## Material provided
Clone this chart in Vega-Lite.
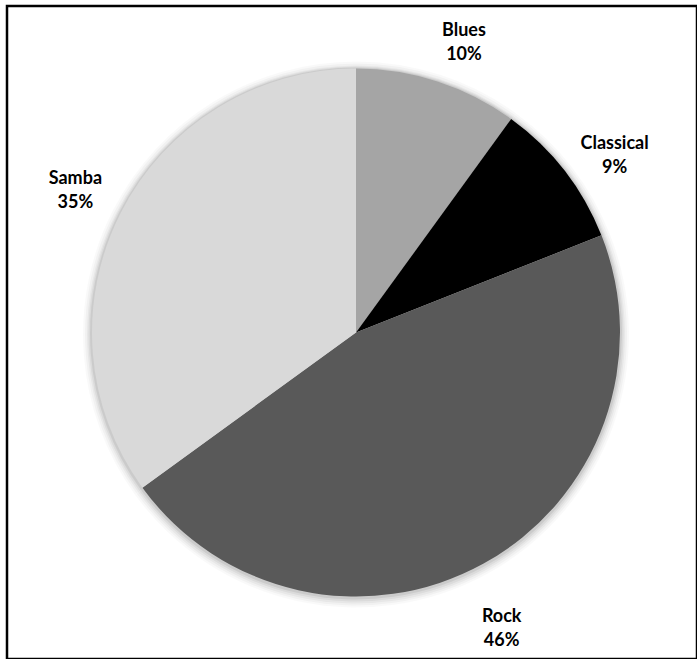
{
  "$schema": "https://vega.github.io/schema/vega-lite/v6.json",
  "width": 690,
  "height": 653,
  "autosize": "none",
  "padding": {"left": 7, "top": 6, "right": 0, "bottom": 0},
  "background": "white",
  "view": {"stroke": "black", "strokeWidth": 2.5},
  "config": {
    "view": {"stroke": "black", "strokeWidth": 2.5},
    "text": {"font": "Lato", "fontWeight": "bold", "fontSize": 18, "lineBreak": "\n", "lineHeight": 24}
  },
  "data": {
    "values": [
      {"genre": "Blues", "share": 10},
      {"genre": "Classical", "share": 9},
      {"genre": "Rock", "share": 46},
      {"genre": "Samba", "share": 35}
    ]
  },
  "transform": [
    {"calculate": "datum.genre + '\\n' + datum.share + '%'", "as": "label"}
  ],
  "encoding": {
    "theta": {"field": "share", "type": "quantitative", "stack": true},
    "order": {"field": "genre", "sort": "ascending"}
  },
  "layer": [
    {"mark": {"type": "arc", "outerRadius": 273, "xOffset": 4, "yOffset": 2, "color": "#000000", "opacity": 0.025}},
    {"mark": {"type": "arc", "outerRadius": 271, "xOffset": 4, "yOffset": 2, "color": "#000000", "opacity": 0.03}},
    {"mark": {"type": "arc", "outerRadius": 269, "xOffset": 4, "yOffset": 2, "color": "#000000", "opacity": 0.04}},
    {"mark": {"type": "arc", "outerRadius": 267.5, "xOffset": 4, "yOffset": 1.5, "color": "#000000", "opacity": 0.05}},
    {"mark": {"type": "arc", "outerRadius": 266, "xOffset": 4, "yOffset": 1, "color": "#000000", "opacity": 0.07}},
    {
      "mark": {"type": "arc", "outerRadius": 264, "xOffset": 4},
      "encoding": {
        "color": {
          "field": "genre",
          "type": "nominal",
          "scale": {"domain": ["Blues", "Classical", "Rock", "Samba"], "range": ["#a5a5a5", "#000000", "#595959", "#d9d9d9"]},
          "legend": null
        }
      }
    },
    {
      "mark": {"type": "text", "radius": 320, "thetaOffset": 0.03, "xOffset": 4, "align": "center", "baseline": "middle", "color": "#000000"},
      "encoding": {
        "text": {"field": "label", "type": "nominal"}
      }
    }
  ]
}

## Your task
Reproduce every line exactly and omit all pictures.

## Exercise response
Clone this chart in Vega-Lite.
{
  "$schema": "https://vega.github.io/schema/vega-lite/v6.json",
  "width": 690,
  "height": 653,
  "autosize": "none",
  "padding": {"left": 7, "top": 6, "right": 0, "bottom": 0},
  "background": "white",
  "view": {"stroke": "black", "strokeWidth": 2.5},
  "config": {
    "view": {"stroke": "black", "strokeWidth": 2.5},
    "text": {"font": "Lato", "fontWeight": "bold", "fontSize": 18, "lineBreak": "\n", "lineHeight": 24}
  },
  "data": {
    "values": [
      {"genre": "Blues", "share": 10},
      {"genre": "Classical", "share": 9},
      {"genre": "Rock", "share": 46},
      {"genre": "Samba", "share": 35}
    ]
  },
  "transform": [
    {"calculate": "datum.genre + '\\n' + datum.share + '%'", "as": "label"}
  ],
  "encoding": {
    "theta": {"field": "share", "type": "quantitative", "stack": true},
    "order": {"field": "genre", "sort": "ascending"}
  },
  "layer": [
    {"mark": {"type": "arc", "outerRadius": 273, "xOffset": 4, "yOffset": 2, "color": "#000000", "opacity": 0.025}},
    {"mark": {"type": "arc", "outerRadius": 271, "xOffset": 4, "yOffset": 2, "color": "#000000", "opacity": 0.03}},
    {"mark": {"type": "arc", "outerRadius": 269, "xOffset": 4, "yOffset": 2, "color": "#000000", "opacity": 0.04}},
    {"mark": {"type": "arc", "outerRadius": 267.5, "xOffset": 4, "yOffset": 1.5, "color": "#000000", "opacity": 0.05}},
    {"mark": {"type": "arc", "outerRadius": 266, "xOffset": 4, "yOffset": 1, "color": "#000000", "opacity": 0.07}},
    {
      "mark": {"type": "arc", "outerRadius": 264, "xOffset": 4},
      "encoding": {
        "color": {
          "field": "genre",
          "type": "nominal",
          "scale": {"domain": ["Blues", "Classical", "Rock", "Samba"], "range": ["#a5a5a5", "#000000", "#595959", "#d9d9d9"]},
          "legend": null
        }
      }
    },
    {
      "mark": {"type": "text", "radius": 320, "thetaOffset": 0.03, "xOffset": 4, "align": "center", "baseline": "middle", "color": "#000000"},
      "encoding": {
        "text": {"field": "label", "type": "nominal"}
      }
    }
  ]
}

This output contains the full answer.